_SUPPLIED INFORMATION_
==============================
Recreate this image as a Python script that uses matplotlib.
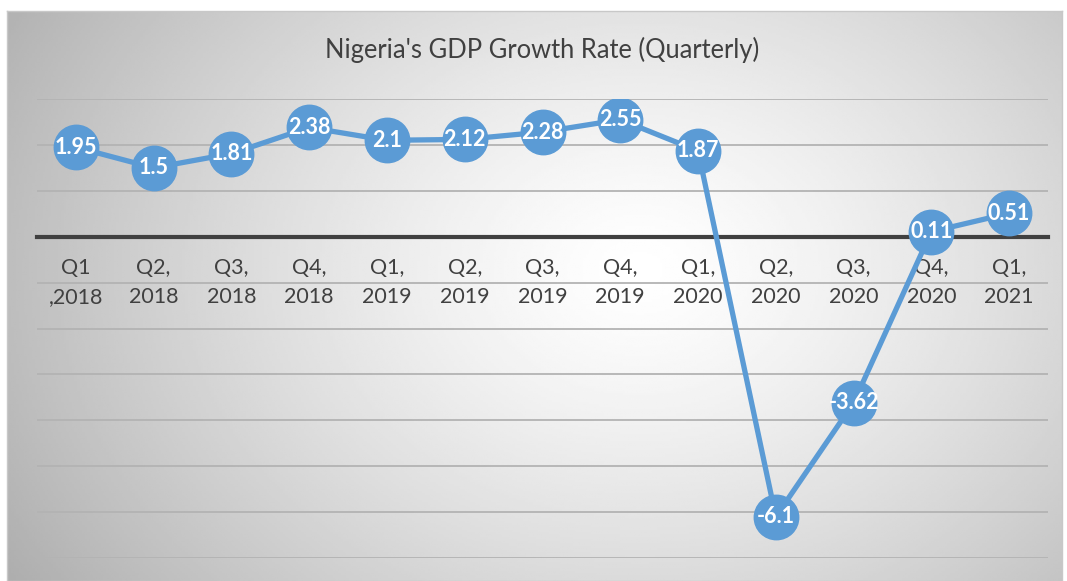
import matplotlib.pyplot as plt
import numpy as np

quarters = ["Q1\n,2018", "Q2,\n2018", "Q3,\n2018", "Q4,\n2018",
            "Q1,\n2019", "Q2,\n2019", "Q3,\n2019", "Q4,\n2019",
            "Q1,\n2020", "Q2,\n2020", "Q3,\n2020", "Q4,\n2020",
            "Q1,\n2021"]
growth = [1.95, 1.5, 1.81, 2.38, 2.1, 2.12, 2.28, 2.55, 1.87, -6.1, -3.62, 0.11, 0.51]
value_labels = ["1.95", "1.5", "1.81", "2.38", "2.1", "2.12", "2.28", "2.55",
                "1.87", "-6.1", "-3.62", "0.11", "0.51"]

blue = "#5B9BD5"
text_gray = "#404040"
W, H = 1067, 581

fig = plt.figure(figsize=(W / 100, H / 100), dpi=100)
fig.patch.set_facecolor("white")

# radial gradient background of the chart area
bg = fig.add_axes([7 / W, 0, (1062 - 7) / W, (H - 11) / H])
xx, yy = np.meshgrid(np.linspace(7, 1062, 400), np.linspace(11, 581, 250))
r = np.sqrt(((xx - 640) / 620) ** 2 + ((yy - 270) / 480) ** 2)
shade = 1 - 0.25 * np.clip(r, 0, 1.4) ** 1.3
bg.imshow(shade, cmap="gray", vmin=0, vmax=1, aspect="auto",
          extent=[0, 1, 0, 1], origin="upper")
bg.set_xticks([])
bg.set_yticks([])
for s in bg.spines.values():
    s.set_color("#c8c8c8")
    s.set_linewidth(1)

ax = fig.add_axes([37 / W, 23 / H, (1048 - 37) / W, (558 - 99) / H])
ax.patch.set_alpha(0)
x = np.arange(len(growth))
ax.set_xlim(-0.5, len(growth) - 0.5)
ax.set_ylim(-7, 3)
ax.set_yticks(range(-7, 4))
ax.yaxis.grid(True, color="#b3b3b3", lw=1.3)
ax.set_axisbelow(True)
ax.tick_params(axis="y", left=False, labelleft=False)
for side in ["top", "right", "left"]:
    ax.spines[side].set_visible(False)
ax.spines["bottom"].set_position(("data", 0))
ax.spines["bottom"].set_color("#404040")
ax.spines["bottom"].set_linewidth(3)
ax.spines["bottom"].set_zorder(1)
ax.set_xticks(x)
ax.set_xticklabels(quarters, fontsize=15.5, color=text_gray, family="Lato",
                   linespacing=1.6)
ax.tick_params(axis="x", length=0, pad=15)

ax.plot(x, growth, color=blue, lw=3.8, marker="o", markersize=32,
        markerfacecolor=blue, markeredgecolor=blue, zorder=3)
for xi, yi, lab in zip(x, growth, value_labels):
    ax.text(xi, yi, lab, ha="center", va="center", color="white",
            fontsize=15.5, fontweight="bold", family="Lato", zorder=4)

fig.text(542 / W, 1 - 50 / H, "Nigeria's GDP Growth Rate (Quarterly)",
         ha="center", va="center", fontsize=18.4, color=text_gray, family="Lato")

fig.savefig("out.png", dpi=100)
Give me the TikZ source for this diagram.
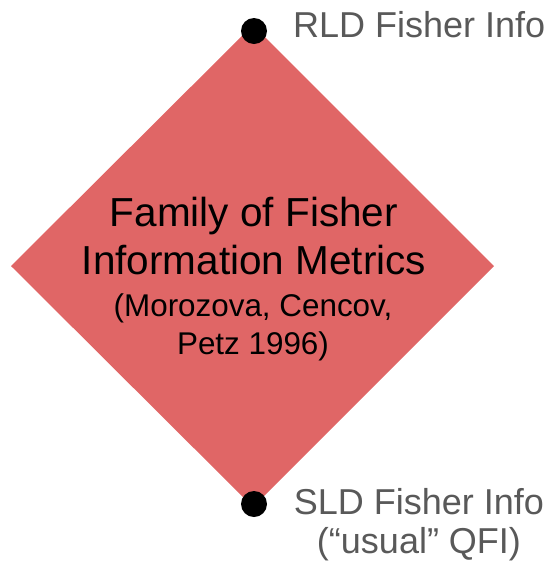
\documentclass[tikz,border=0pt]{standalone}
\usepackage{fontspec}
\setmainfont{Liberation Sans}
\usepackage{xcolor}
\definecolor{diamondred}{HTML}{E06666}
\definecolor{labelgray}{HTML}{595959}

\begin{document}
\begin{tikzpicture}[x=1pt, y=-1pt]
    \useasboundingbox (0,0) rectangle (549,566);
    \coordinate (top) at (253, 25);
    \coordinate (left) at (11, 266);
    \coordinate (bottom) at (253, 507);
    \coordinate (right) at (494, 266);
    \fill[diamondred] (top) -- (right) -- (bottom) -- (left) -- cycle;

    \node[align=center, inner sep=0pt, font=\fontsize{40.5}{48}\selectfont] (title) at (254, 236) {Family of Fisher\\Information Metrics};
    \node[align=center, inner sep=0pt, font=\fontsize{31.4}{38}\selectfont] (cite) at (253, 327) {(Morozova, Cencov,\\Petz 1996)};

    \node[shape=circle, fill=black, minimum size=26pt, inner sep=0pt] (rld) at (254, 31) {};
    \node[shape=circle, fill=black, minimum size=26pt, inner sep=0pt] (sld) at (254, 504) {};

    \node[anchor=base west, inner sep=0pt, text=labelgray, font=\fontsize{36}{39}\selectfont] (rldlabel) at (293, 37) {RLD Fisher Info};
    \node[anchor=north, align=center, inner sep=0pt, text=labelgray, font=\fontsize{36}{39}\selectfont] (sldlabel) at (419, 488) {SLD Fisher Info\\(“usual” QFI)};
\end{tikzpicture}
\end{document}
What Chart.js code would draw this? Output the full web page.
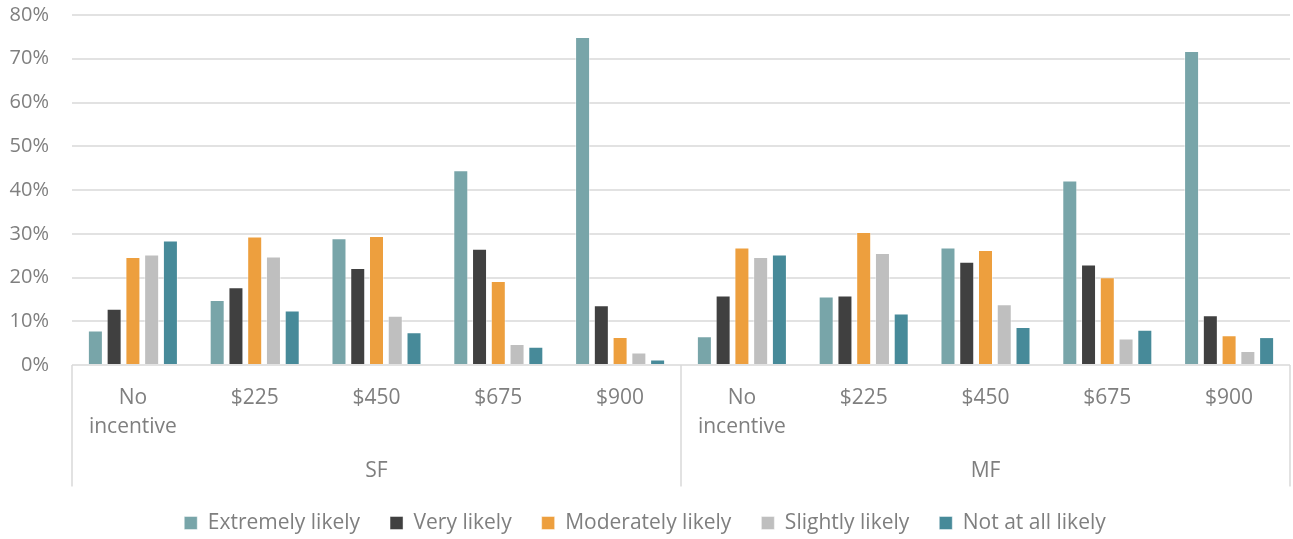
<!DOCTYPE html>
<html>
<head>
<meta charset="utf-8">
<title>Likelihood by incentive level</title>
<script src="https://cdn.jsdelivr.net/npm/chart.js@4/dist/chart.umd.min.js"></script>
<style>
  html, body { margin: 0; padding: 0; background: #ffffff; }
  #wrap { width: 1293px; height: 539px; }
  canvas { display: block; }
</style>
</head>
<body>
<div id="wrap"><canvas id="chart" width="1293" height="539"></canvas></div>
<script>
// Incentive levels, repeated for each building type
const categories = [['No', 'incentive'], '$225', '$450', '$675', '$900',
                    ['No', 'incentive'], '$225', '$450', '$675', '$900'];
const groups = ['SF', 'MF'];
const seriesNames = ['Extremely likely', 'Very likely', 'Moderately likely', 'Slightly likely', 'Not at all likely'];

// Share of respondents (%), SF first then MF
const extremelyLikely  = [7.9, 14.9, 29.0, 44.5, 75.0,   6.6, 15.7, 26.9, 42.2, 71.8];
const veryLikely       = [12.9, 17.8, 22.2, 26.6, 13.7,  15.9, 15.9, 23.6, 23.0, 11.4];
const moderatelyLikely = [24.7, 29.4, 29.5, 19.2, 6.4,   26.9, 30.4, 26.3, 20.1, 6.8];
const slightlyLikely   = [25.3, 24.8, 11.3, 4.8, 2.9,    24.7, 25.6, 13.9, 6.1, 3.2];
const notAtAllLikely   = [28.5, 12.5, 7.5, 4.2, 1.3,     25.3, 11.8, 8.7, 8.1, 6.4];

const yMin = 0, yMax = 80, yStep = 10;

const seriesValues = [extremelyLikely, veryLikely, moderatelyLikely, slightlyLikely, notAtAllLikely];
const seriesColors = ['#78a5a9', '#404040', '#ed9f3e', '#bfbfbf', '#478a99'];

const textColor = '#7f7f7f';
const fontFamily = '"Open Sans", "DejaVu Sans", sans-serif';

// Vertical dividers framing each building-type group under the axis
const groupDividers = {
  id: 'groupDividers',
  afterDraw(chart) {
    const xs = chart.scales.x;
    const xg = chart.scales.x2;
    const per = categories.length / groups.length;
    const step = (xs.getPixelForValue(1) - xs.getPixelForValue(0));
    const ctx = chart.ctx;
    ctx.save();
    ctx.strokeStyle = '#d9d9d9';
    ctx.lineWidth = 1.5;
    for (let g = 0; g <= groups.length; g++) {
      const px = xs.getPixelForValue(0) - step / 2 + g * per * step;
      ctx.beginPath();
      ctx.moveTo(px, xs.top);
      ctx.lineTo(px, xg.bottom + 4);
      ctx.stroke();
    }
    ctx.restore();
  }
};

new Chart(document.getElementById('chart'), {
  type: 'bar',
  data: {
    labels: categories,
    datasets: seriesNames.map((name, i) => ({
      label: name,
      data: seriesValues[i],
      backgroundColor: seriesColors[i],
      borderColor: 'rgba(255,255,255,0.45)',
      borderWidth: 1,
      xAxisID: 'x',
      yAxisID: 'y',
      categoryPercentage: 0.77,
      barPercentage: 0.8
    }))
  },
  options: {
    responsive: false,
    devicePixelRatio: 1,
    animation: false,
    layout: { padding: { top: 15, right: 3, bottom: -4.5, left: 0 } },
    scales: {
      y: {
        min: yMin,
        max: yMax,
        weight: 0,
        ticks: {
          stepSize: yStep,
          padding: 23,
          color: textColor,
          font: { family: fontFamily, size: 20 },
          callback: v => v + '%'
        },
        grid: { color: '#e2e2e2', lineWidth: 2, drawTicks: false },
        border: { display: false },
        // fixed axis width; the label gap should not inflate the plot's top margin
        afterFit: s => { s.width = 72; s.paddingTop = 0; s.paddingBottom = 0; }
      },
      x: {
        weight: 0,
        ticks: {
          autoSkip: false,
          maxRotation: 0,
          padding: 17.8,
          color: textColor,
          font: { family: fontFamily, size: 21, lineHeight: 1.4 }
        },
        grid: { display: false, drawTicks: false },
        border: { display: false }
      },
      x2: {
        type: 'category',
        labels: groups,
        position: 'bottom',
        offset: true,
        weight: 1,
        ticks: {
          padding: 1,
          color: textColor,
          font: { family: fontFamily, size: 21, lineHeight: 1.0 }
        },
        grid: { display: false, drawTicks: false },
        border: { display: false }
      }
    },
    plugins: {
      legend: {
        position: 'bottom',
        labels: {
          boxWidth: 13,
          boxHeight: 13,
          padding: 30,
          color: textColor,
          font: { family: fontFamily, size: 21 }
        }
      },
      tooltip: { enabled: false }
    }
  },
  plugins: [groupDividers]
});
</script>
</body>
</html>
==============================
_TASK BRIEF_
Skip all pictures. Retype exactly the span whose first line is the one with "Give me the TikZ source for this diagram." and whose last line is the one with "(left) -- cycle;".

_THE RESPONSE_
Give me the TikZ source for this diagram.
\documentclass[tikz,border=0pt]{standalone}
\usepackage{fontspec}
\setmainfont{Liberation Sans}
\usepackage{xcolor}
\definecolor{diamondred}{HTML}{E06666}
\definecolor{labelgray}{HTML}{595959}

\begin{document}
\begin{tikzpicture}[x=1pt, y=-1pt]
    \useasboundingbox (0,0) rectangle (549,566);
    \coordinate (top) at (253, 25);
    \coordinate (left) at (11, 266);
    \coordinate (bottom) at (253, 507);
    \coordinate (right) at (494, 266);
    \fill[diamondred] (top) -- (right) -- (bottom) -- (left) -- cycle;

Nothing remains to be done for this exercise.